The common law, an Indiana statute, and Evidence Rule 410 all recognize that statements incident to plea bargaining may be inadmissible at trial. Gilliam v. State, 650 N.E.2d 45, 49 (Ind. Ct. App. 1995). This rule is designed to encourage open discussion in the plea bargaining process. Stephens v. State, 588 N.E.2d 564, 565–66 (Ind. Ct. App. 1992), trans. denied. This exclusion is rooted in the same policy considerations that underlie excluding offers of civil compromise in civil cases. 2 McCormick on Evidence § 266, at 237 (Kenneth S. Broun et al. eds., 6th ed. 2006); see Bules v. Marshall County, 920 N.E.2d 247, 252 (Ind. 2010) (“[This rule] is designed to facilitate settlement by promoting candor in settlement discussions . . . .”).
. . . .
As Martin held, the privilege attaches only after a plea negotiation has begun. In this case that is no issue because a plea agreement had been reached and was under consideration by the court. Only the prosecutor has the authority to enter into a plea agreement, and certainly a defendant’s statements in the course of negotiation with the prosecutor are within the privilege afforded by the plea negotiation. The purposes of the rule require also excluding statements to some persons in addition to those with authority to enter into a binding agreement. Under Indiana law, after a defendant and the State enter into a plea agreement, the trial court is required to order a presentence report. I.C. § 35-35-3-3(a). The probation officer preparing this report is to gather information regarding “the circumstances attending the commission of the offense.” I.C. §§ 35-38-1-8(a), -9(b)(1). The plea agreement must also be shown to the victim, who has a right to comment on the crime and the proposed sentence. I.C. § 35-35-3-5. The agreement is not final until it is approved by the trial court. I.C. § 35-35-3-3. In the course of this process, the defendant may make statements to the victim, the trial judge, or other court officers. These statements are within the language of both the statute (“concerning” a plea agreement) and Evidence Rule 410 (“in connection with” a plea agreement). Moreover, the purposes of the rule—to encourage candor and facilitate a plea agreement–—are best furthered by excluding any concessions from evidence if the plea is not finalized. Accordingly, we hold that for a statement to be a privileged communication, the defendant must have been charged with a crime at the time of the statement and the prosecutor and the defendant must have initiated discussions related to a plea agreement. Second, the statement must have been made with the intent of seeking a plea agreement or in contemplation of a proposed agreement. Third, the statement is privileged if made to someone who has the authority to enter into or approve a binding plea agreement or who has a right to object to or reject the agreement.
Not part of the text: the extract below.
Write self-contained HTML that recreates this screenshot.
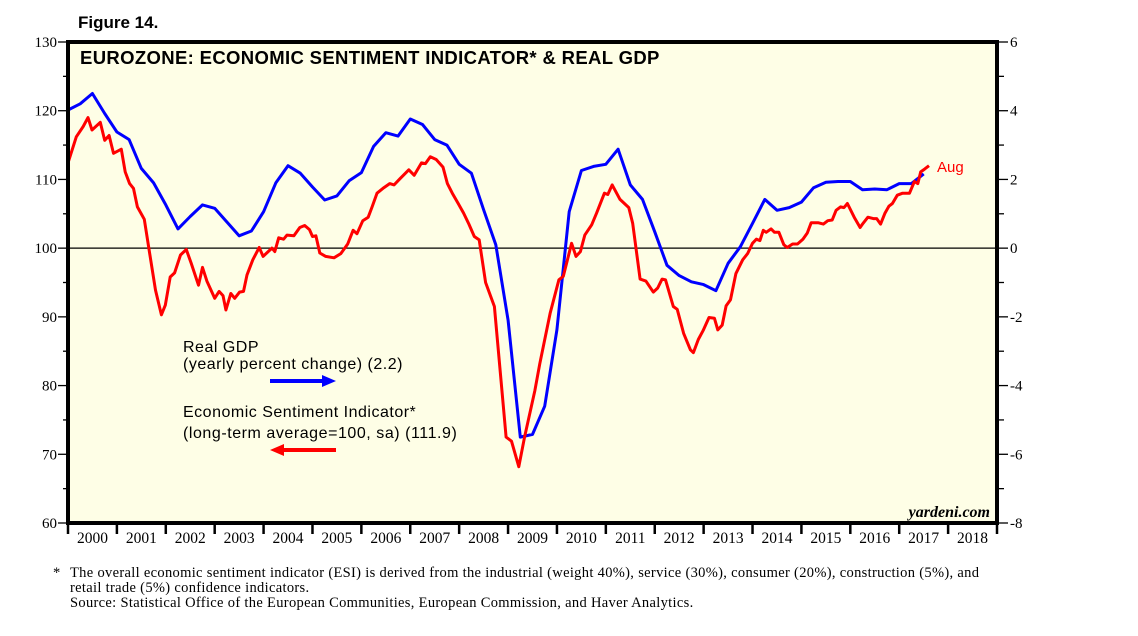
<!DOCTYPE html>
<html><head><meta charset="utf-8"><style>
body{margin:0;background:#fff;width:1138px;height:636px;overflow:hidden}
svg{display:block}
.sans{font-family:"Liberation Sans",Arial,sans-serif}
.serif{font-family:"Liberation Serif","Times New Roman",serif}
</style></head><body>
<svg id="chart" width="1138" height="636">
<text x="78" y="28" class="sans" font-size="17" font-weight="bold">Figure 14.</text>
<rect x="68" y="42" width="929" height="481" fill="#fefee6"/>
<g id="grid"></g>
<g id="series"></g>
<rect x="68" y="42" width="929" height="481" fill="none" stroke="#000" stroke-width="4"/>
<g id="axes"></g>
<text x="80" y="64" class="sans" font-size="18.5" font-weight="bold" letter-spacing="0.35">EUROZONE: ECONOMIC SENTIMENT INDICATOR* &amp; REAL GDP</text>
<text x="183" y="352" class="sans" font-size="16" letter-spacing="0.5">Real GDP</text>
<text x="183" y="369" class="sans" font-size="16" letter-spacing="0.5">(yearly percent change) (2.2)</text>
<line x1="270" y1="381" x2="324" y2="381" stroke="#0000ff" stroke-width="4"/>
<polygon points="336,381 322,375 322,387" fill="#0000ff"/>
<text x="183" y="417" class="sans" font-size="16" letter-spacing="0.5">Economic Sentiment Indicator*</text>
<text x="183" y="438" class="sans" font-size="16" letter-spacing="0.55">(long-term average=100, sa) (111.9)</text>
<line x1="282" y1="450" x2="336" y2="450" stroke="#ff0000" stroke-width="4"/>
<polygon points="270,450 284,444 284,456" fill="#ff0000"/>
<text x="937" y="172" class="sans" font-size="15" fill="#ff0000">Aug</text>
<text x="990" y="517" text-anchor="end" class="serif" font-size="16" font-style="italic" font-weight="bold">yardeni.com</text>
<text x="53" y="577" class="serif" font-size="14.5">*</text>
<text x="70" y="577" class="serif" font-size="14.5" letter-spacing="0.32">The overall economic sentiment indicator (ESI) is derived from the industrial (weight 40%), service (30%), consumer (20%), construction (5%), and</text>
<text x="70" y="592" class="serif" font-size="14.5" letter-spacing="0.32">retail trade (5%) confidence indicators.</text>
<text x="70" y="607" class="serif" font-size="14.5" letter-spacing="0.32">Source: Statistical Office of the European Communities, European Commission, and Haver Analytics.</text>
</svg>
<script>
const years=[2000,2001,2002,2003,2004,2005,2006,2007,2008,2009,2010,2011,2012,2013,2014,2015,2016,2017,2018];
const leftTicks=[60,70,80,90,100,110,120,130];
const rightTicks=[-8,-6,-4,-2,0,2,4,6];
const gdpStart=2000.0;
const gdpValues=[4.02,4.2,4.5,3.92,3.38,3.16,2.32,1.9,1.26,0.56,0.92,1.26,1.16,0.76,0.36,0.5,1.06,1.9,2.4,2.18,1.78,1.4,1.52,1.96,2.2,2.96,3.36,3.26,3.76,3.6,3.16,3.0,2.44,2.18,1.12,0.1,-2.1,-5.5,-5.42,-4.6,-2.38,1.06,2.26,2.38,2.44,2.88,1.84,1.42,0.48,-0.5,-0.8,-0.98,-1.06,-1.24,-0.44,0.04,0.72,1.42,1.1,1.18,1.34,1.76,1.92,1.94,1.94,1.7,1.72,1.7,1.88,1.88,2.16];
const esiDates=[2000.0,2000.17,2000.31,2000.41,2000.49,2000.66,2000.75,2000.84,2000.93,2001.09,2001.17,2001.26,2001.34,2001.42,2001.56,2001.67,2001.79,2001.91,2001.99,2002.09,2002.18,2002.3,2002.42,2002.52,2002.67,2002.75,2002.84,2003.0,2003.09,2003.17,2003.23,2003.33,2003.41,2003.51,2003.59,2003.66,2003.78,2003.91,2003.99,2004.17,2004.23,2004.31,2004.41,2004.48,2004.62,2004.74,2004.84,2004.94,2005.0,2005.07,2005.15,2005.27,2005.44,2005.58,2005.72,2005.83,2005.91,2006.03,2006.14,2006.22,2006.32,2006.44,2006.58,2006.67,2006.79,2006.97,2007.08,2007.23,2007.31,2007.41,2007.53,2007.67,2007.76,2007.86,2007.98,2008.09,2008.2,2008.31,2008.41,2008.54,2008.72,2008.96,2009.07,2009.22,2009.34,2009.55,2009.65,2009.86,2010.04,2010.13,2010.3,2010.39,2010.48,2010.57,2010.71,2010.81,2010.97,2011.04,2011.13,2011.29,2011.47,2011.55,2011.7,2011.82,2011.97,2012.06,2012.15,2012.22,2012.38,2012.46,2012.59,2012.73,2012.79,2012.89,2012.99,2013.11,2013.22,2013.29,2013.38,2013.46,2013.55,2013.66,2013.8,2013.9,2014.0,2014.08,2014.15,2014.22,2014.28,2014.38,2014.45,2014.54,2014.64,2014.71,2014.82,2014.92,2015.03,2015.12,2015.2,2015.34,2015.45,2015.54,2015.63,2015.71,2015.8,2015.87,2015.94,2016.08,2016.2,2016.26,2016.36,2016.47,2016.54,2016.62,2016.71,2016.79,2016.86,2016.96,2017.07,2017.21,2017.31,2017.38,2017.44,2017.52,2017.61];
const esiValues=[112.4,116.2,117.7,119.0,117.2,118.3,115.7,116.4,113.8,114.4,111.1,109.4,108.7,106.0,104.2,99.2,93.9,90.3,91.7,95.8,96.4,99.0,99.8,97.8,94.6,97.2,95.2,92.7,93.7,93.1,91.0,93.4,92.7,93.6,93.7,96.1,98.3,100.1,98.8,100.0,99.5,101.5,101.3,101.9,101.8,103.0,103.3,102.7,101.7,101.8,99.3,98.8,98.6,99.2,100.6,102.6,102.1,104.0,104.5,106.0,108.0,108.7,109.4,109.2,110.1,111.4,110.6,112.4,112.3,113.3,112.9,111.8,109.4,108.0,106.5,105.1,103.5,101.7,101.2,95.0,91.5,72.5,71.9,68.2,72.6,79.3,83.2,90.5,95.4,95.9,100.7,98.8,99.5,101.9,103.4,105.1,108.0,107.8,109.2,107.1,105.9,103.6,95.5,95.2,93.6,94.2,95.5,95.4,91.5,91.1,87.6,85.2,84.8,86.7,88.0,89.9,89.8,88.1,88.8,91.6,92.5,96.3,98.3,99.2,100.7,101.3,101.1,102.6,102.3,102.8,102.3,102.3,100.5,100.1,100.6,100.6,101.3,102.2,103.7,103.7,103.5,104.0,104.1,105.5,106.0,105.9,106.5,104.5,103.0,103.6,104.5,104.3,104.3,103.5,105.1,106.1,106.5,107.7,108.0,108.0,109.7,109.4,111.1,111.5,112.0];

const X0=68,X1=997,Y0=42,Y1=523;
const tMin=2000,tMax=2019;
const xs=t=>X0+(t-tMin)/(tMax-tMin)*(X1-X0);
const yL=v=>Y1-(v-60)/(130-60)*(Y1-Y0);
const yR=v=>Y1-(v+8)/(6+8)*(Y1-Y0);
const NS='http://www.w3.org/2000/svg';
function mk(tag,attrs,parent){const e=document.createElementNS(NS,tag);for(const k in attrs)e.setAttribute(k,attrs[k]);parent.appendChild(e);return e;}
const grid=document.getElementById('grid'),axes=document.getElementById('axes'),ser=document.getElementById('series');

let zl=mk('line',{x1:X0,x2:X1,y1:yL(100),y2:yL(100),stroke:'#000','stroke-width':1.3},grid);



for(let v=60;v<=130;v+=5){
  const major=leftTicks.includes(v);
  const t=mk('line',{x1:major?58:63,x2:X0,y1:yL(v),y2:yL(v),stroke:'#000','stroke-width':1.3},axes);
  
  
}
leftTicks.forEach(v=>{
  const t=mk('text',{x:57,y:yL(v)+5,'text-anchor':'end','font-size':15,class:'serif'},axes);
  t.textContent=v;
  
  
});
for(let v=-8;v<=6;v+=1){
  const major=rightTicks.includes(v);
  const t=mk('line',{x1:X1,x2:major?1008:1004,y1:yR(v),y2:yR(v),stroke:'#000','stroke-width':1.3},axes);
  
  
}
rightTicks.forEach(v=>{
  const t=mk('text',{x:1010,y:yR(v)+5,'font-size':15,class:'serif'},axes);
  t.textContent=v;
  
  
});
years.forEach(yr=>{
  const tk=mk('line',{x1:xs(yr),x2:xs(yr),y1:Y1,y2:Y1+11,stroke:'#000','stroke-width':2.5},axes);
  
  
  const t=mk('text',{x:xs(yr+0.5),y:543,'text-anchor':'middle','font-size':15.5,class:'serif'},axes);
  t.textContent=yr;
  
  
});
const xe=mk('line',{x1:X1,x2:X1,y1:Y1,y2:Y1+11,stroke:'#000','stroke-width':2.5},axes);



const gdpPts=gdpValues.map((v,i)=>xs(gdpStart+i*0.25).toFixed(1)+','+yR(v).toFixed(1)).join(' ');
const g=mk('polyline',{points:gdpPts,fill:'none',stroke:'#0000ff','stroke-width':3,'stroke-linejoin':'round'},ser);


const esiPts=esiValues.map((v,i)=>xs(esiDates[i]).toFixed(1)+','+yL(v).toFixed(1)).join(' ');
const r=mk('polyline',{points:esiPts,fill:'none',stroke:'#ff0000','stroke-width':3,'stroke-linejoin':'round'},ser);


</script>
</body></html>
Here, Gonzalez and the State had agreed to a proposed plea agreement. Before the agreement could be finalized, it required approval of the trial court. EVSC, as a victim of the accident, had a right to express its opinion to the court as to approval of the agreement. Gonzalez then wrote the letter in question to EVSC in an attempt to persuade it to accept the agreement. Gonzalez’s letter had “as its ultimate purpose the reduction of punishment or other favorable treatment from the State to the defendant.” Gilliam, 650 N.E.2d at 49 (quoting Crandell v. State, 490 N.E.2d 377, 380 (Ind. Ct. App. 1986) trans. denied). Gonzalez’s letter was therefore a communication made in connection with his guilty plea. Accordingly, the trial court erred in admitting the letter at trial.
Shepard, C.J., and Dickson, Sullivan, and Rucker, JJ., concur.